Onde achar o Céu neste horizonte interminavelmente cansativo? Disseram-me: No Largo da igreja há uma locadora de vídeo improvisada em banca de revista, onde há um trio de irmãos que se espremem entre os DVDs a corroborar, pelo degredo dos tempos idos e na memória do frio de São Paulo, aquilo que seus corações já sabiam: preconceito e reticências não ajudam, nem nunca ajudaram, as pessoas de espírito livre. É uma questão de lógica: não poderemos fazer deste país um lugar melhor para se viver enquanto as diferenças forem vistas como impedimentos ao invés de oportunidades.

“Tenho sim, e tá na mão, chefe!”. Não me perguntou de onde venho, nem para onde vou. Racionalmente, pediu-me pela locação um preço um pouco acima da média, para cobrir o risco de qualquer eventual calote. Deu-me um cartãozinho de visitas, disse-me “bom filme”, e voltou a seu trabalho, como fazem as pessoas civilizadas. Afinal, que risco um nordestino ordinário, como tantos que se vêem no Brás ou na estação da Sé, pode representar para outro nordestino ordinário?

Cálculo atuarial preciso: elemento cognitivo e moral típico dos sentimentos democráticos, e tradicional aliado daqueles que amam a mudança e a prosperidade. Sotaquezinho vagamente paulista, jeito de quem nasceu muito mais pobre do que acha justo terminar a vida. Nessa Iguatu existencial, a necessidade de sobreviver sempre se encontra com o desejo de viver melhor. Não, não é só ganhar o pão… é a atitude altiva de abrir uma banquinha de DVD’s atrevidamente competitiva, e desbancar o velho que está lá desde os tempos em que Luiz Gonzaga andava por aqui, antes mesmo do VHS existir. Nesse caso, alugar DVD a estranhos ou rifar seu próprio corpo para dar de comer ao filho só são diferentes em termos de escala, mas não na origem da atitude.

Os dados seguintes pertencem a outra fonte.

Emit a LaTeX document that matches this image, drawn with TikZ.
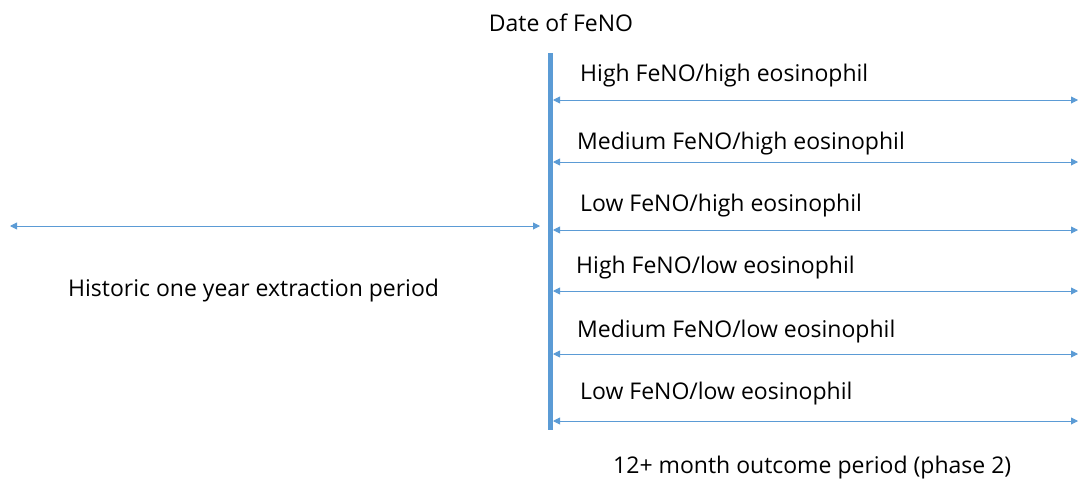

Aluguel sem ficha, com data de segunda-feira, e de volta à loja de conveniência. Sim, eu sou black, mereço meu Black!

Com o filme numa mão e a garrafa na outra viu-me o velho, sentado desde uma mesinha ao fundo, mordendo alguma coisa. Eu o reconheci com certo desprazer, mas relevei. Afunda aí mesmo, infeliz. A grande e nobre nação cearense há de ser muito mais que um amontoado de cidadãos dessa estirpe!

Ao perceber minha compra “extravagante” paga com um cartão platinum, escutar o português falado em declinações claramente exóticas mas nítidas e definidas, e olhar o filme abrigado na minha mão, gritou lá do seu canto: “ei, o Sr. é de onde, mesmo?” “De longe, Sr., de muito longe daqui”!

______________

E. Tem vinte e três anos, aparenta problemas mentais, e alimenta D., de nove anos, e mais três filhos com o benefício do Bolsa Família. Ela não tem autoridade sobre suas crianças para fazê-las freqüentar a escola, mas a diretora da unidade em que estão matriculados disse-nos, em entrevista, que não informa ao governo as faltas dos meninos, pois essa é a única esperança para aquela família. No dia em que conversamos com ela, E. olhava para o nada, e cobria com um curativo a última agressão que sofreu de seu namorado, viciado em drogas e presidiário.

1 Resposta to “O pé de serra dos outros”


  1. 1 Katarine Araújo 02/05/2010 às 10:21 pm

    Intenso…forte. Tão verdadeiro que dói, tão óbvio que nos cega. Um tanto os meninos cinzas de recife…do brasil…da vida.